**EXERCISE**
From the very first line of the data to the line containing "from matplotlib.patches import Rectangle", retype everything exactly, leaving the pictures behind.
= = = = =
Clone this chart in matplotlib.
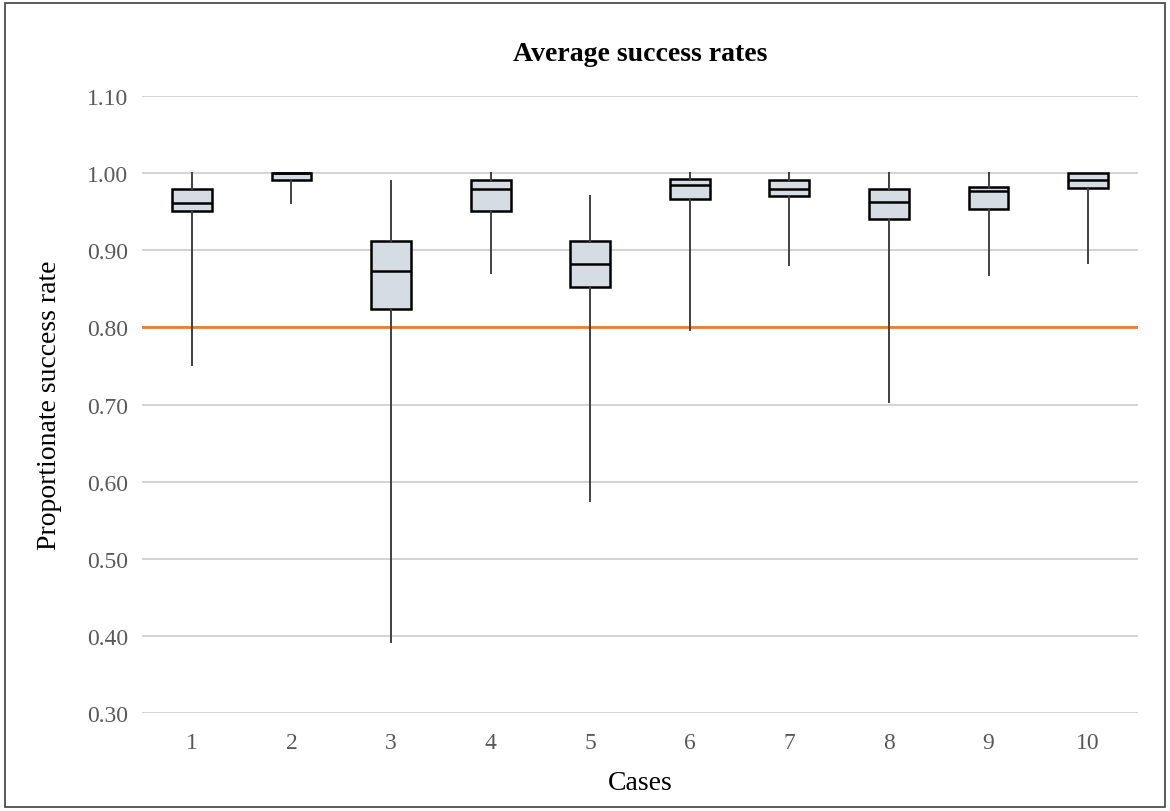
import matplotlib
matplotlib.use('Agg')
import matplotlib.pyplot as plt
from matplotlib.patches import Rectangle

# values
cases = ['1', '2', '3', '4', '5', '6', '7', '8', '9', '10']
whisker_low = [0.751, 0.961, 0.392, 0.871, 0.575, 0.796, 0.881, 0.703, 0.868, 0.883]
q1 = [0.951, 0.991, 0.824, 0.951, 0.852, 0.967, 0.971, 0.941, 0.953, 0.981]
median = [0.961, 1.000, 0.873, 0.980, 0.882, 0.984, 0.980, 0.962, 0.977, 0.991]
q3 = [0.980, 1.000, 0.912, 0.991, 0.912, 0.992, 0.991, 0.980, 0.982, 1.000]
whisker_high = [1.000, 1.000, 0.990, 1.000, 0.970, 1.000, 1.000, 1.000, 1.000, 1.000]
target = 0.80
yticks = [0.30, 0.40, 0.50, 0.60, 0.70, 0.80, 0.90, 1.00, 1.10]

plt.rcParams['font.family'] = ['Liberation Serif', 'DejaVu Serif']

fig = plt.figure(figsize=(11.7, 8.12), dpi=100)
ax = fig.add_axes([0.1214, 0.1207, 0.8512, 0.7598])

stats = []
for i in range(len(cases)):
    stats.append({'label': cases[i], 'whislo': whisker_low[i], 'q1': q1[i],
                  'med': median[i], 'q3': q3[i], 'whishi': whisker_high[i],
                  'fliers': []})

ax.bxp(stats, positions=range(1, len(cases) + 1), widths=0.4,
       showcaps=False, showfliers=False, patch_artist=True,
       boxprops=dict(facecolor='#d6dce4', edgecolor='black', linewidth=1.8),
       medianprops=dict(color='black', linewidth=1.8),
       whiskerprops=dict(color='#404040', linewidth=1.4),
       zorder=3)

ax.axhline(target, color='#ed7d31', linewidth=2, zorder=2)

ax.set_xlim(0.5, len(cases) + 0.5)
ax.set_ylim(0.30, 1.10)
ax.set_yticks(yticks)
ax.set_yticklabels([f'{v:.2f}' for v in yticks])
ax.grid(axis='y', color='#d0d0d0', linewidth=1.3, zorder=0)
ax.set_axisbelow(True)
for s in ax.spines.values():
    s.set_visible(False)
ax.tick_params(length=0, labelsize=17, colors='#595959', pad=10)
ax.tick_params(axis='x', pad=14)

ax.set_title('Average success rates', fontsize=20, fontweight='bold', pad=26)
ax.set_xlabel('Cases', fontsize=20, labelpad=12)
ax.set_ylabel('Proportionate success rate', fontsize=20, labelpad=18)

fig.add_artist(Rectangle((0.004, 0.005), 0.992, 0.99, transform=fig.transFigure,
                         fill=False, edgecolor='#404040', linewidth=1.2))

fig.savefig('out.png', dpi=100)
= = = = =
**CORRECT ANSWER**
Clone this chart in matplotlib.
import matplotlib
matplotlib.use('Agg')
import matplotlib.pyplot as plt
from matplotlib.patches import Rectangle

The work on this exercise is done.